Transcribe the material word for word, but without the images.

----- Data provided -----

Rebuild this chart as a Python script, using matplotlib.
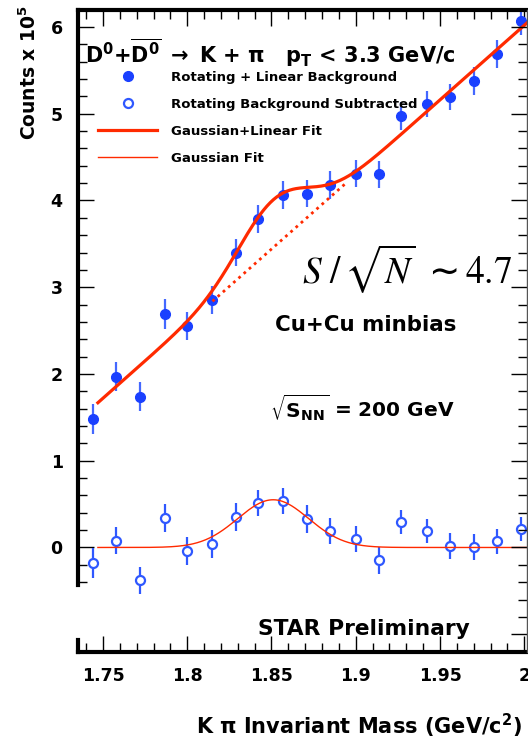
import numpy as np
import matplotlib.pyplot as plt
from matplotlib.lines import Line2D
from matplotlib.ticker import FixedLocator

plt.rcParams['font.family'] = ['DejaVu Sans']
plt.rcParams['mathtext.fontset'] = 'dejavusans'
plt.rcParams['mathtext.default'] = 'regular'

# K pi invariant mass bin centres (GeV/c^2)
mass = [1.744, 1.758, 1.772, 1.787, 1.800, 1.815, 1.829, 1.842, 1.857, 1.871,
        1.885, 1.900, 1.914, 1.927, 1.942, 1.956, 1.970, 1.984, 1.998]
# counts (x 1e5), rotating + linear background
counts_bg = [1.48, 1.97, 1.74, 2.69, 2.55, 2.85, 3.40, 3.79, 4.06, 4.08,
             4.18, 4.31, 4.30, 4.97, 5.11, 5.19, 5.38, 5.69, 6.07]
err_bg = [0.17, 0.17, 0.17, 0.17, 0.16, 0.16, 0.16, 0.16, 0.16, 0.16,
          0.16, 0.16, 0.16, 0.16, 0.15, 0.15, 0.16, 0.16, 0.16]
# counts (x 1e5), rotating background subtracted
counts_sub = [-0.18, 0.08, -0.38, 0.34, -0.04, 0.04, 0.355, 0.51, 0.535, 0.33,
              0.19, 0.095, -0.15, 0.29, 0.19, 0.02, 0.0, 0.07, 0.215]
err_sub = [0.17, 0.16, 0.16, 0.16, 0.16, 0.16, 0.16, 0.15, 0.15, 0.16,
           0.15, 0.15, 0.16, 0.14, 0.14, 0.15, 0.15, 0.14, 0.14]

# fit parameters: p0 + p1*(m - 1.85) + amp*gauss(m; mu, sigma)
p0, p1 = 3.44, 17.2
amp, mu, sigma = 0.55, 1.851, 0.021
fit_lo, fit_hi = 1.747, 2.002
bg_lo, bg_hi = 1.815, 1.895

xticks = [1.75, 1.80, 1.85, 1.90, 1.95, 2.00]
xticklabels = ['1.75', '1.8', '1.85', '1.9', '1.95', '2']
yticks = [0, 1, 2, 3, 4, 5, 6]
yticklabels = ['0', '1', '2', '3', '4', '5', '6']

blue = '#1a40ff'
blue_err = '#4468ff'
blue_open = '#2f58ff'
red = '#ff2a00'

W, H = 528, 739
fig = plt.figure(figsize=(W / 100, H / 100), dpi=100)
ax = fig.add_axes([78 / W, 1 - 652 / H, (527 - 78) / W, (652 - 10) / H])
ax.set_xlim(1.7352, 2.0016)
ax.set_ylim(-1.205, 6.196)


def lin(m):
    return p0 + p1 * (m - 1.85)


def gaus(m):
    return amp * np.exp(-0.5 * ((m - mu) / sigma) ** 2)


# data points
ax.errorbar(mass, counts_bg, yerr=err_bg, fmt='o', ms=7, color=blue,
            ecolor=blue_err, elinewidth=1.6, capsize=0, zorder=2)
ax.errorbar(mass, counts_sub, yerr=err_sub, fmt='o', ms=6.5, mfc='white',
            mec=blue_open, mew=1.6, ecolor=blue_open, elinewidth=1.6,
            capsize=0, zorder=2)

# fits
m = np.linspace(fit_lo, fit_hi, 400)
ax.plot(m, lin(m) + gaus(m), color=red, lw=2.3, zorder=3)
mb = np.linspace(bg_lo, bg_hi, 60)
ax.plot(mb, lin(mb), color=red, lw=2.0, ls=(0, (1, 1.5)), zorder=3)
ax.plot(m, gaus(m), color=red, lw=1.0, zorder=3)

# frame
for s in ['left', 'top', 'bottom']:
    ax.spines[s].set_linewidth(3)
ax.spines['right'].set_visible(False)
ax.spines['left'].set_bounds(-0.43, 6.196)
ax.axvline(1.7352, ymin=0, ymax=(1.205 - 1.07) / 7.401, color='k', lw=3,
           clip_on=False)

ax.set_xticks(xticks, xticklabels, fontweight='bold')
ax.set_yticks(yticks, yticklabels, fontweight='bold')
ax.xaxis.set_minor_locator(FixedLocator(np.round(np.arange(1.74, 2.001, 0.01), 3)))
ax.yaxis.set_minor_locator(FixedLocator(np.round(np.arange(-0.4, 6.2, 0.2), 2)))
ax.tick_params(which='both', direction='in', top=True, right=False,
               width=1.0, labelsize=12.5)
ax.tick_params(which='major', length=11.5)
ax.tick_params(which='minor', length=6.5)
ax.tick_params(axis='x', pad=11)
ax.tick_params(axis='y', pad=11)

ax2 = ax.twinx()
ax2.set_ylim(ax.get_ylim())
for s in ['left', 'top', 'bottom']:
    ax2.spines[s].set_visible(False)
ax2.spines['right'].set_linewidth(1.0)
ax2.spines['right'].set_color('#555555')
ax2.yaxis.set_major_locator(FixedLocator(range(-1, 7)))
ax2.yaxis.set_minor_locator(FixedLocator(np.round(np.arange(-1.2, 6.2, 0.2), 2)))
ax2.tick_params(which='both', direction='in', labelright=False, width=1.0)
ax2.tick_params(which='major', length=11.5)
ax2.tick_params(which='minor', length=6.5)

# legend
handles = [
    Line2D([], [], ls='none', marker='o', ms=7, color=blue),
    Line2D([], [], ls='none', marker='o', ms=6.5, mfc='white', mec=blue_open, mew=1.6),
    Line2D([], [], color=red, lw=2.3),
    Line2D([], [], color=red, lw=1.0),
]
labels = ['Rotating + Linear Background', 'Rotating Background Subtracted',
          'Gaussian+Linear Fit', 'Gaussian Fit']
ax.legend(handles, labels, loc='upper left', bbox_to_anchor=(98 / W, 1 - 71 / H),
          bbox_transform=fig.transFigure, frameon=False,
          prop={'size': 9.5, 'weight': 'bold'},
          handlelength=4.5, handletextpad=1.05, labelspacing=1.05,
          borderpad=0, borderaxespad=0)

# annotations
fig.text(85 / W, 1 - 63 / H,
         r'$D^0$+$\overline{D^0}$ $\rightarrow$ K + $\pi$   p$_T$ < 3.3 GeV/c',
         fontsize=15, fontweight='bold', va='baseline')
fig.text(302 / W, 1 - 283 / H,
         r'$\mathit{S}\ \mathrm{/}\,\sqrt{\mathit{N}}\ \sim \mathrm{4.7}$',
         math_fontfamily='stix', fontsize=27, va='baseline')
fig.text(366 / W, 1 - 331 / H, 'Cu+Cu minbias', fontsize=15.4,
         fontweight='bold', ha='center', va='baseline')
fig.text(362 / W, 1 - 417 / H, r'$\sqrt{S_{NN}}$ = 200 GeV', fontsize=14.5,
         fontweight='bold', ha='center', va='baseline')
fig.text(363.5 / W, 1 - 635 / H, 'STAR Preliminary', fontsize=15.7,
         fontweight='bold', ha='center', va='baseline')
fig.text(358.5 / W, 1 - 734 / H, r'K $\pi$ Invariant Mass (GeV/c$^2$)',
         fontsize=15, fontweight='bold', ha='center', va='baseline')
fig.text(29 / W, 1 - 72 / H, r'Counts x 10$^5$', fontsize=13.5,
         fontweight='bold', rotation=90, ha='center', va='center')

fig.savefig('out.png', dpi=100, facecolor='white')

-----

• _Task answer_:
Rebuild this chart as a Python script, using matplotlib.
import numpy as np
import matplotlib.pyplot as plt
from matplotlib.lines import Line2D
from matplotlib.ticker import FixedLocator

plt.rcParams['font.family'] = ['DejaVu Sans']
plt.rcParams['mathtext.fontset'] = 'dejavusans'
plt.rcParams['mathtext.default'] = 'regular'

# K pi invariant mass bin centres (GeV/c^2)
mass = [1.744, 1.758, 1.772, 1.787, 1.800, 1.815, 1.829, 1.842, 1.857, 1.871,
        1.885, 1.900, 1.914, 1.927, 1.942, 1.956, 1.970, 1.984, 1.998]
# counts (x 1e5), rotating + linear background
counts_bg = [1.48, 1.97, 1.74, 2.69, 2.55, 2.85, 3.40, 3.79, 4.06, 4.08,
             4.18, 4.31, 4.30, 4.97, 5.11, 5.19, 5.38, 5.69, 6.07]
err_bg = [0.17, 0.17, 0.17, 0.17, 0.16, 0.16, 0.16, 0.16, 0.16, 0.16,
          0.16, 0.16, 0.16, 0.16, 0.15, 0.15, 0.16, 0.16, 0.16]
# counts (x 1e5), rotating background subtracted
counts_sub = [-0.18, 0.08, -0.38, 0.34, -0.04, 0.04, 0.355, 0.51, 0.535, 0.33,
              0.19, 0.095, -0.15, 0.29, 0.19, 0.02, 0.0, 0.07, 0.215]
err_sub = [0.17, 0.16, 0.16, 0.16, 0.16, 0.16, 0.16, 0.15, 0.15, 0.16,
           0.15, 0.15, 0.16, 0.14, 0.14, 0.15, 0.15, 0.14, 0.14]

# fit parameters: p0 + p1*(m - 1.85) + amp*gauss(m; mu, sigma)
p0, p1 = 3.44, 17.2
amp, mu, sigma = 0.55, 1.851, 0.021
fit_lo, fit_hi = 1.747, 2.002
bg_lo, bg_hi = 1.815, 1.895

xticks = [1.75, 1.80, 1.85, 1.90, 1.95, 2.00]
xticklabels = ['1.75', '1.8', '1.85', '1.9', '1.95', '2']
yticks = [0, 1, 2, 3, 4, 5, 6]
yticklabels = ['0', '1', '2', '3', '4', '5', '6']

blue = '#1a40ff'
blue_err = '#4468ff'
blue_open = '#2f58ff'
red = '#ff2a00'

W, H = 528, 739
fig = plt.figure(figsize=(W / 100, H / 100), dpi=100)
ax = fig.add_axes([78 / W, 1 - 652 / H, (527 - 78) / W, (652 - 10) / H])
ax.set_xlim(1.7352, 2.0016)
ax.set_ylim(-1.205, 6.196)


def lin(m):
    return p0 + p1 * (m - 1.85)


def gaus(m):
    return amp * np.exp(-0.5 * ((m - mu) / sigma) ** 2)


# data points
ax.errorbar(mass, counts_bg, yerr=err_bg, fmt='o', ms=7, color=blue,
            ecolor=blue_err, elinewidth=1.6, capsize=0, zorder=2)
ax.errorbar(mass, counts_sub, yerr=err_sub, fmt='o', ms=6.5, mfc='white',
            mec=blue_open, mew=1.6, ecolor=blue_open, elinewidth=1.6,
            capsize=0, zorder=2)

# fits
m = np.linspace(fit_lo, fit_hi, 400)
ax.plot(m, lin(m) + gaus(m), color=red, lw=2.3, zorder=3)
mb = np.linspace(bg_lo, bg_hi, 60)
ax.plot(mb, lin(mb), color=red, lw=2.0, ls=(0, (1, 1.5)), zorder=3)
ax.plot(m, gaus(m), color=red, lw=1.0, zorder=3)

# frame
for s in ['left', 'top', 'bottom']:
    ax.spines[s].set_linewidth(3)
ax.spines['right'].set_visible(False)
ax.spines['left'].set_bounds(-0.43, 6.196)
ax.axvline(1.7352, ymin=0, ymax=(1.205 - 1.07) / 7.401, color='k', lw=3,
           clip_on=False)

ax.set_xticks(xticks, xticklabels, fontweight='bold')
ax.set_yticks(yticks, yticklabels, fontweight='bold')
ax.xaxis.set_minor_locator(FixedLocator(np.round(np.arange(1.74, 2.001, 0.01), 3)))
ax.yaxis.set_minor_locator(FixedLocator(np.round(np.arange(-0.4, 6.2, 0.2), 2)))
ax.tick_params(which='both', direction='in', top=True, right=False,
               width=1.0, labelsize=12.5)
ax.tick_params(which='major', length=11.5)
ax.tick_params(which='minor', length=6.5)
ax.tick_params(axis='x', pad=11)
ax.tick_params(axis='y', pad=11)

ax2 = ax.twinx()
ax2.set_ylim(ax.get_ylim())
for s in ['left', 'top', 'bottom']:
    ax2.spines[s].set_visible(False)
ax2.spines['right'].set_linewidth(1.0)
ax2.spines['right'].set_color('#555555')
ax2.yaxis.set_major_locator(FixedLocator(range(-1, 7)))
ax2.yaxis.set_minor_locator(FixedLocator(np.round(np.arange(-1.2, 6.2, 0.2), 2)))
ax2.tick_params(which='both', direction='in', labelright=False, width=1.0)
ax2.tick_params(which='major', length=11.5)
ax2.tick_params(which='minor', length=6.5)

# legend
handles = [
    Line2D([], [], ls='none', marker='o', ms=7, color=blue),
    Line2D([], [], ls='none', marker='o', ms=6.5, mfc='white', mec=blue_open, mew=1.6),
    Line2D([], [], color=red, lw=2.3),
    Line2D([], [], color=red, lw=1.0),
]
labels = ['Rotating + Linear Background', 'Rotating Background Subtracted',
          'Gaussian+Linear Fit', 'Gaussian Fit']
ax.legend(handles, labels, loc='upper left', bbox_to_anchor=(98 / W, 1 - 71 / H),
          bbox_transform=fig.transFigure, frameon=False,
          prop={'size': 9.5, 'weight': 'bold'},
          handlelength=4.5, handletextpad=1.05, labelspacing=1.05,
          borderpad=0, borderaxespad=0)

# annotations
fig.text(85 / W, 1 - 63 / H,
         r'$D^0$+$\overline{D^0}$ $\rightarrow$ K + $\pi$   p$_T$ < 3.3 GeV/c',
         fontsize=15, fontweight='bold', va='baseline')
fig.text(302 / W, 1 - 283 / H,
         r'$\mathit{S}\ \mathrm{/}\,\sqrt{\mathit{N}}\ \sim \mathrm{4.7}$',
         math_fontfamily='stix', fontsize=27, va='baseline')
fig.text(366 / W, 1 - 331 / H, 'Cu+Cu minbias', fontsize=15.4,
         fontweight='bold', ha='center', va='baseline')
fig.text(362 / W, 1 - 417 / H, r'$\sqrt{S_{NN}}$ = 200 GeV', fontsize=14.5,
         fontweight='bold', ha='center', va='baseline')
fig.text(363.5 / W, 1 - 635 / H, 'STAR Preliminary', fontsize=15.7,
         fontweight='bold', ha='center', va='baseline')
fig.text(358.5 / W, 1 - 734 / H, r'K $\pi$ Invariant Mass (GeV/c$^2$)',
         fontsize=15, fontweight='bold', ha='center', va='baseline')
fig.text(29 / W, 1 - 72 / H, r'Counts x 10$^5$', fontsize=13.5,
         fontweight='bold', rotation=90, ha='center', va='center')

fig.savefig('out.png', dpi=100, facecolor='white')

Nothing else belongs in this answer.